THE EXERCISE
Repeat, exactly and in full, the lines of the listing below, but without any pictures.

GIVEN INFORMATION
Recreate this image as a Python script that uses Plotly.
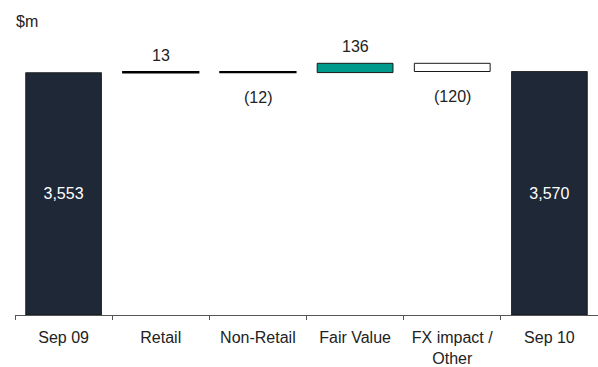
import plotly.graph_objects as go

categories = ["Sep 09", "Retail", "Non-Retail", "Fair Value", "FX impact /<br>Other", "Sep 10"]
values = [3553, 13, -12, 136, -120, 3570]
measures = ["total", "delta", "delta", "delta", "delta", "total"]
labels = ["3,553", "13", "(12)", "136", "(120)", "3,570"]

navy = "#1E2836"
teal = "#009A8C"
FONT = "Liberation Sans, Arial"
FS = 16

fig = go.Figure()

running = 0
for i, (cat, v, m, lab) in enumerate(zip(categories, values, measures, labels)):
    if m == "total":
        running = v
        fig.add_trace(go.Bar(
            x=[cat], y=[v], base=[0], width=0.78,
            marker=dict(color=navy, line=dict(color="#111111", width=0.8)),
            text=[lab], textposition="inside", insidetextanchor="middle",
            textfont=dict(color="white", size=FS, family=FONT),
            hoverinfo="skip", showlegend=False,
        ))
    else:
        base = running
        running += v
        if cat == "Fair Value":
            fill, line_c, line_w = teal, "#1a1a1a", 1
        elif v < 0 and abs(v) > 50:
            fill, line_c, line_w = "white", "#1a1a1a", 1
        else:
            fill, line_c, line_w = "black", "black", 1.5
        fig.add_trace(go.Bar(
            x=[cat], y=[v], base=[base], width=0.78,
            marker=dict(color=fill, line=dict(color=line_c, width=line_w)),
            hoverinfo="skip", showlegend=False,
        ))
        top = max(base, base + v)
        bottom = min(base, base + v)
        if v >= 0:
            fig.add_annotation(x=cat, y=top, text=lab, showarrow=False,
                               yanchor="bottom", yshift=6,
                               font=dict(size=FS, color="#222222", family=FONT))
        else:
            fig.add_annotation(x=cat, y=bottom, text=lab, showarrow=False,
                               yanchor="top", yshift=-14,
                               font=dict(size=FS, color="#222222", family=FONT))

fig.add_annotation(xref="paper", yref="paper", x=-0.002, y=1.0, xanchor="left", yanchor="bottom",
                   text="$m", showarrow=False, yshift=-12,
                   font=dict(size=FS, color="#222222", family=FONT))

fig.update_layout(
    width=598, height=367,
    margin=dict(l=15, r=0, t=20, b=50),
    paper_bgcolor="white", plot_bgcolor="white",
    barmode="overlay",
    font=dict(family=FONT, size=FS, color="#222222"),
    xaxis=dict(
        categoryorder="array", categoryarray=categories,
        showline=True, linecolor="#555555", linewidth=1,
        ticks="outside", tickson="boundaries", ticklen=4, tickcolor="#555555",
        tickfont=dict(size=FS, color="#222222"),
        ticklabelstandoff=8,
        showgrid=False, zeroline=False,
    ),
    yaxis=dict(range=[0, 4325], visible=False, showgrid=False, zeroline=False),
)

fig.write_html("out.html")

RESULT BELOW
Recreate this image as a Python script that uses Plotly.
import plotly.graph_objects as go

categories = ["Sep 09", "Retail", "Non-Retail", "Fair Value", "FX impact /<br>Other", "Sep 10"]
values = [3553, 13, -12, 136, -120, 3570]
measures = ["total", "delta", "delta", "delta", "delta", "total"]
labels = ["3,553", "13", "(12)", "136", "(120)", "3,570"]

navy = "#1E2836"
teal = "#009A8C"
FONT = "Liberation Sans, Arial"
FS = 16

fig = go.Figure()

running = 0
for i, (cat, v, m, lab) in enumerate(zip(categories, values, measures, labels)):
    if m == "total":
        running = v
        fig.add_trace(go.Bar(
            x=[cat], y=[v], base=[0], width=0.78,
            marker=dict(color=navy, line=dict(color="#111111", width=0.8)),
            text=[lab], textposition="inside", insidetextanchor="middle",
            textfont=dict(color="white", size=FS, family=FONT),
            hoverinfo="skip", showlegend=False,
        ))
    else:
        base = running
        running += v
        if cat == "Fair Value":
            fill, line_c, line_w = teal, "#1a1a1a", 1
        elif v < 0 and abs(v) > 50:
            fill, line_c, line_w = "white", "#1a1a1a", 1
        else:
            fill, line_c, line_w = "black", "black", 1.5
        fig.add_trace(go.Bar(
            x=[cat], y=[v], base=[base], width=0.78,
            marker=dict(color=fill, line=dict(color=line_c, width=line_w)),
            hoverinfo="skip", showlegend=False,
        ))
        top = max(base, base + v)
        bottom = min(base, base + v)
        if v >= 0:
            fig.add_annotation(x=cat, y=top, text=lab, showarrow=False,
                               yanchor="bottom", yshift=6,
                               font=dict(size=FS, color="#222222", family=FONT))
        else:
            fig.add_annotation(x=cat, y=bottom, text=lab, showarrow=False,
                               yanchor="top", yshift=-14,
                               font=dict(size=FS, color="#222222", family=FONT))

fig.add_annotation(xref="paper", yref="paper", x=-0.002, y=1.0, xanchor="left", yanchor="bottom",
                   text="$m", showarrow=False, yshift=-12,
                   font=dict(size=FS, color="#222222", family=FONT))

fig.update_layout(
    width=598, height=367,
    margin=dict(l=15, r=0, t=20, b=50),
    paper_bgcolor="white", plot_bgcolor="white",
    barmode="overlay",
    font=dict(family=FONT, size=FS, color="#222222"),
    xaxis=dict(
        categoryorder="array", categoryarray=categories,
        showline=True, linecolor="#555555", linewidth=1,
        ticks="outside", tickson="boundaries", ticklen=4, tickcolor="#555555",
        tickfont=dict(size=FS, color="#222222"),
        ticklabelstandoff=8,
        showgrid=False, zeroline=False,
    ),
    yaxis=dict(range=[0, 4325], visible=False, showgrid=False, zeroline=False),
)

fig.write_html("out.html")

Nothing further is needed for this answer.